Once the cash flow is estimated, the investor must answer two questions to value the instrument: (1)
what is the minimum interest rate? (2) what premium above this minimum is needed?



The minimum interest rate, or discount rate, is the risk free rate, e.g., U.S. Treasury securities, other
default free sovereign debt, or the London interbank offered rate (LIBOR). The premium above this
minimum rate is determined by the riskiness of the cash flow. The more risky the cash flow, the more
the investor seeks a premium.



Thus far, there are three forms of risk discussed: credit (default) risk is the risk of not getting paid by
the issuer; inflation (purchasing power) risk is the risk that the purchasing power of the cash flow
will decline with inflation; foreign exchange risk is the risk that cash flow paid in a foreign currency
will decline in value as it is converted to domestic currency.



Financial Assets Versus Tangible Assets

,Both financial and tangible assets are expected to generate future cash flows for its owner. They are
linked. Ownership of a tangible asset is financed by the issuance of a financial asset. The cash flow for a
financial asset is generated by a tangible asset.



The Role of Financial Assets



Financial assets serve two principal economic functions: (1) to transfer funds from those who have
surplus funds to those who need funds to invest in tangible assets, (2) to transfer funds in such a way
as to redistribute the unavoidable risk associated with cash flows generated by tangible assets.



Properties of Financial Assets



Financial assets possess, in varying degrees, certain properties that determine or influence their
attractiveness to different classes of investors and issuers. There are ten properties of financial assets.



Moneyness



Money is a financial asset that acts a medium of exchange or in settlement of transactions. Near
money is a financial asset that closely approximates money. Moneyness is the property of
exchangeability between financial assets and money. Moneyness is desirable for investors.

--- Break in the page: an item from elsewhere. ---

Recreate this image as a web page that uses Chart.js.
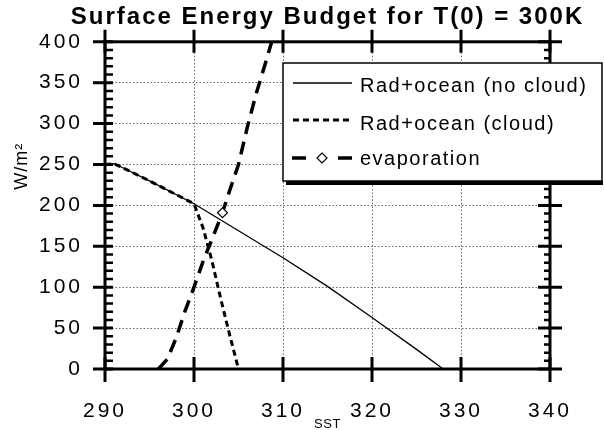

Divisibility and Denomination



This property is related to the minimum size in which a financial asset can be liquidated and
exchanged for money. Divisibility may depend on the denomination. The smaller the size, the more the
financial asset is divisible. Divisibility is desirable for investors.



Reversibility

, This refers to the cost of investing in a financial asset and then getting out of it and back into cash again
(round-trip cost). For financial assets that are traded in organized markets and with market makers,
the most relevant component of this cost is the bid-ask spread. This constitutes the spread between
the price at which the market-maker is willing to buy the financial asset (bid price) and the price at
which the market-maker is willing to sell (ask price). The bid-ask spread is determined by two factors:
(1) variability of price as determined by the dispersion of relative price over time, (2) the thickness of
the market, essentially the prevailing rate at which buying and selling orders reach the market maker
(i.e., the frequency of transactions).



Term to Maturity



This is the length of the interval until the date at which the instrument is scheduled to make its final
payment, or the time until the owner is entitled to demand liquidation. Demand instruments are
instruments where the creditor can demand repayment at any time. Maturities vary and some
instruments can be repaid earlier than maturity due to contractual provisions or arrangements, and
bankruptcy and reorganization.



Liquidity



Although there is at present no uniformly accepted definition of liquidity, a useful way to think of
liquidity and illiquidity is in terms of how much the seller stands to lose if he wishes to sell
immediately rather than allowing some time to pass and instead engaging in a costly and time-
consuming search for an immediate buyer. Some financial assets are illiquid, e.g., stock in small
companies. One must search for a buyer. Other assets may be very liquid in small amounts, but illiquid
in big amounts.. Liquidity is closely related to the thickness of the market.



Convertibility



This refers to the notion that some financial assets can be converted into other assets, e.g., a
convertible bond or a share of convertible preferred stock can be converted into common stock.